> **PROBLEM TO SOLVE**
The entries below are to be transcribed in full, without their images.

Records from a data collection
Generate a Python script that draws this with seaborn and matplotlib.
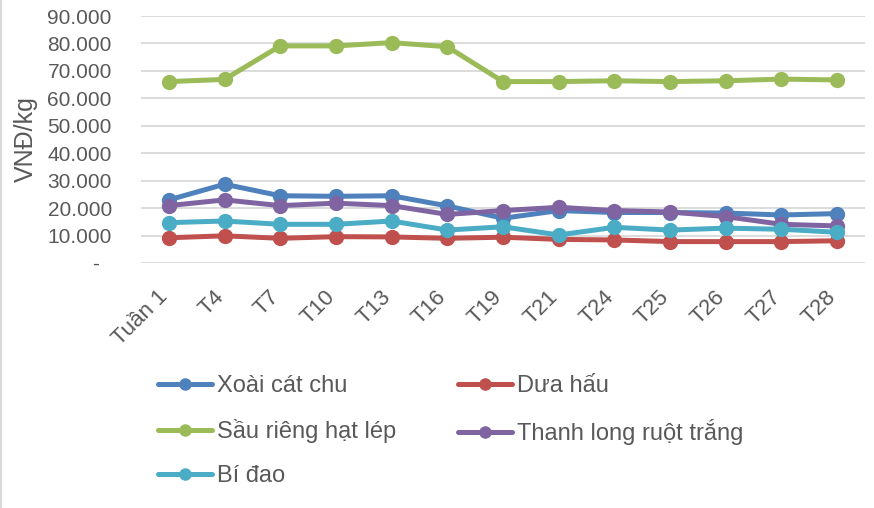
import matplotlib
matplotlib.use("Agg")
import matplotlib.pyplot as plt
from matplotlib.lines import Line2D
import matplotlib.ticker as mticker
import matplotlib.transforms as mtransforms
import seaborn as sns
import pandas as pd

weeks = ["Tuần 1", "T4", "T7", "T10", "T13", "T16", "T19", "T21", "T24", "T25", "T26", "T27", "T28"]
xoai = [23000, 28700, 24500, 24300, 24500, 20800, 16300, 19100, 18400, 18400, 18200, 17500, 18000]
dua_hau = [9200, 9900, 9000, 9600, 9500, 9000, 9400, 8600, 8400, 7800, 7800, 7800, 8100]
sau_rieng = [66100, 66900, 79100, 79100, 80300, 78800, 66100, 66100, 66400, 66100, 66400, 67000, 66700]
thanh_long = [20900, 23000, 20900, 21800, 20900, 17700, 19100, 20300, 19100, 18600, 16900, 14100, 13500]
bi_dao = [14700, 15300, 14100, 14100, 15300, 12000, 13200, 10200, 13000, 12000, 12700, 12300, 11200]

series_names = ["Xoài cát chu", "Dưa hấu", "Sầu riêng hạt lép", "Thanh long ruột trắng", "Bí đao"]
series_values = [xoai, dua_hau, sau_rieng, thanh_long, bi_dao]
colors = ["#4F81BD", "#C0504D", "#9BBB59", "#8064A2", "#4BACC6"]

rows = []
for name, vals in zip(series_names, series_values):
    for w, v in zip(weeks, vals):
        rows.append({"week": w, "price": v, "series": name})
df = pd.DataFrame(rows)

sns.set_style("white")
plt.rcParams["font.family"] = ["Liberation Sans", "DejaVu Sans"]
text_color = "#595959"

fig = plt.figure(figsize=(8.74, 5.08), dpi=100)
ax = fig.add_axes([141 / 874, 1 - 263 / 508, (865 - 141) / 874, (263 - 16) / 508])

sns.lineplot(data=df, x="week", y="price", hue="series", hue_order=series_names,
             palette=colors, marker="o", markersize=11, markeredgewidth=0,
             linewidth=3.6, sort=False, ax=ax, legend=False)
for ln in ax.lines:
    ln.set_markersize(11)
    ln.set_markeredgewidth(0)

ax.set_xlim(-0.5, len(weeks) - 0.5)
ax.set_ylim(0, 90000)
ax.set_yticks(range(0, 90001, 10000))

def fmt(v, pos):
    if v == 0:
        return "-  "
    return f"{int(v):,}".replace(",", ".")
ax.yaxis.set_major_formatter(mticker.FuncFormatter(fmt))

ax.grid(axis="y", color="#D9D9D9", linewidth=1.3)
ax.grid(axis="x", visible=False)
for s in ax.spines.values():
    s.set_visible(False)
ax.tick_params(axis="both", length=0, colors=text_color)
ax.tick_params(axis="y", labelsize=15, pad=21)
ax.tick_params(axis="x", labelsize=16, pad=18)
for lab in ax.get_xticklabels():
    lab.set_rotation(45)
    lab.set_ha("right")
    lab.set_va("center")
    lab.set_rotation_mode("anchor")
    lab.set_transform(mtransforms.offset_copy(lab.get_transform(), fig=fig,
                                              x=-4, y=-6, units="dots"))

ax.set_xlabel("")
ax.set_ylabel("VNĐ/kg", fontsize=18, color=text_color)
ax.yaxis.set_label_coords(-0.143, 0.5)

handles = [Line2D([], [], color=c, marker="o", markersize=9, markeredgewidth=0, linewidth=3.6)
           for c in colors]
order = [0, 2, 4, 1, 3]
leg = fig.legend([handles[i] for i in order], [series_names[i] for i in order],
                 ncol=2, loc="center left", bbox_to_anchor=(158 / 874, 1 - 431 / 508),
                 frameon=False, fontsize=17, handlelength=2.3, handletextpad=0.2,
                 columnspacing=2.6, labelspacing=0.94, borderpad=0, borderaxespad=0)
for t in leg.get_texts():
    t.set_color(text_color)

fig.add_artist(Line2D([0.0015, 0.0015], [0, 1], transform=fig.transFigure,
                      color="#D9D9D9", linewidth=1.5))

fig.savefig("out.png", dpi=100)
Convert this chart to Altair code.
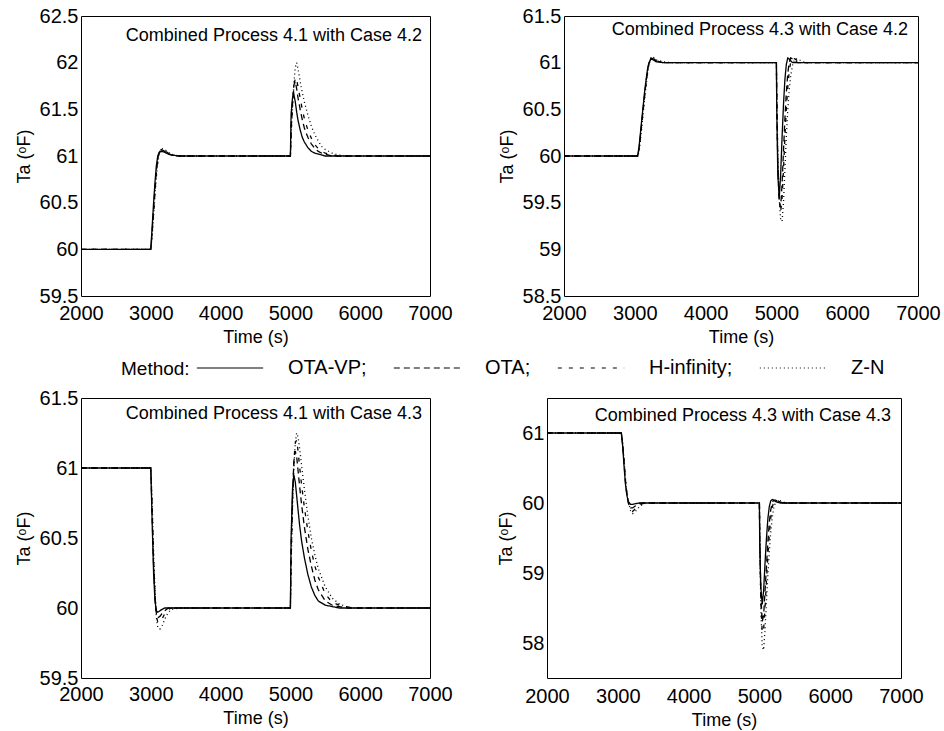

> **EXERCISE RESPONSE**
Generate a Python script that draws this with seaborn and matplotlib.
import matplotlib
matplotlib.use("Agg")
import matplotlib.pyplot as plt
from matplotlib.lines import Line2D
import matplotlib.ticker as mticker
import matplotlib.transforms as mtransforms
import seaborn as sns
import pandas as pd

weeks = ["Tuần 1", "T4", "T7", "T10", "T13", "T16", "T19", "T21", "T24", "T25", "T26", "T27", "T28"]
xoai = [23000, 28700, 24500, 24300, 24500, 20800, 16300, 19100, 18400, 18400, 18200, 17500, 18000]
dua_hau = [9200, 9900, 9000, 9600, 9500, 9000, 9400, 8600, 8400, 7800, 7800, 7800, 8100]
sau_rieng = [66100, 66900, 79100, 79100, 80300, 78800, 66100, 66100, 66400, 66100, 66400, 67000, 66700]
thanh_long = [20900, 23000, 20900, 21800, 20900, 17700, 19100, 20300, 19100, 18600, 16900, 14100, 13500]
bi_dao = [14700, 15300, 14100, 14100, 15300, 12000, 13200, 10200, 13000, 12000, 12700, 12300, 11200]

series_names = ["Xoài cát chu", "Dưa hấu", "Sầu riêng hạt lép", "Thanh long ruột trắng", "Bí đao"]
series_values = [xoai, dua_hau, sau_rieng, thanh_long, bi_dao]
colors = ["#4F81BD", "#C0504D", "#9BBB59", "#8064A2", "#4BACC6"]

rows = []
for name, vals in zip(series_names, series_values):
    for w, v in zip(weeks, vals):
        rows.append({"week": w, "price": v, "series": name})
df = pd.DataFrame(rows)

sns.set_style("white")
plt.rcParams["font.family"] = ["Liberation Sans", "DejaVu Sans"]
text_color = "#595959"

fig = plt.figure(figsize=(8.74, 5.08), dpi=100)
ax = fig.add_axes([141 / 874, 1 - 263 / 508, (865 - 141) / 874, (263 - 16) / 508])

sns.lineplot(data=df, x="week", y="price", hue="series", hue_order=series_names,
             palette=colors, marker="o", markersize=11, markeredgewidth=0,
             linewidth=3.6, sort=False, ax=ax, legend=False)
for ln in ax.lines:
    ln.set_markersize(11)
    ln.set_markeredgewidth(0)

ax.set_xlim(-0.5, len(weeks) - 0.5)
ax.set_ylim(0, 90000)
ax.set_yticks(range(0, 90001, 10000))

def fmt(v, pos):
    if v == 0:
        return "-  "
    return f"{int(v):,}".replace(",", ".")
ax.yaxis.set_major_formatter(mticker.FuncFormatter(fmt))

ax.grid(axis="y", color="#D9D9D9", linewidth=1.3)
ax.grid(axis="x", visible=False)
for s in ax.spines.values():
    s.set_visible(False)
ax.tick_params(axis="both", length=0, colors=text_color)
ax.tick_params(axis="y", labelsize=15, pad=21)
ax.tick_params(axis="x", labelsize=16, pad=18)
for lab in ax.get_xticklabels():
    lab.set_rotation(45)
    lab.set_ha("right")
    lab.set_va("center")
    lab.set_rotation_mode("anchor")
    lab.set_transform(mtransforms.offset_copy(lab.get_transform(), fig=fig,
                                              x=-4, y=-6, units="dots"))

ax.set_xlabel("")
ax.set_ylabel("VNĐ/kg", fontsize=18, color=text_color)
ax.yaxis.set_label_coords(-0.143, 0.5)

handles = [Line2D([], [], color=c, marker="o", markersize=9, markeredgewidth=0, linewidth=3.6)
           for c in colors]
order = [0, 2, 4, 1, 3]
leg = fig.legend([handles[i] for i in order], [series_names[i] for i in order],
                 ncol=2, loc="center left", bbox_to_anchor=(158 / 874, 1 - 431 / 508),
                 frameon=False, fontsize=17, handlelength=2.3, handletextpad=0.2,
                 columnspacing=2.6, labelspacing=0.94, borderpad=0, borderaxespad=0)
for t in leg.get_texts():
    t.set_color(text_color)

fig.add_artist(Line2D([0.0015, 0.0015], [0, 1], transform=fig.transFigure,
                      color="#D9D9D9", linewidth=1.5))

fig.savefig("out.png", dpi=100)
Convert this chart to Altair code.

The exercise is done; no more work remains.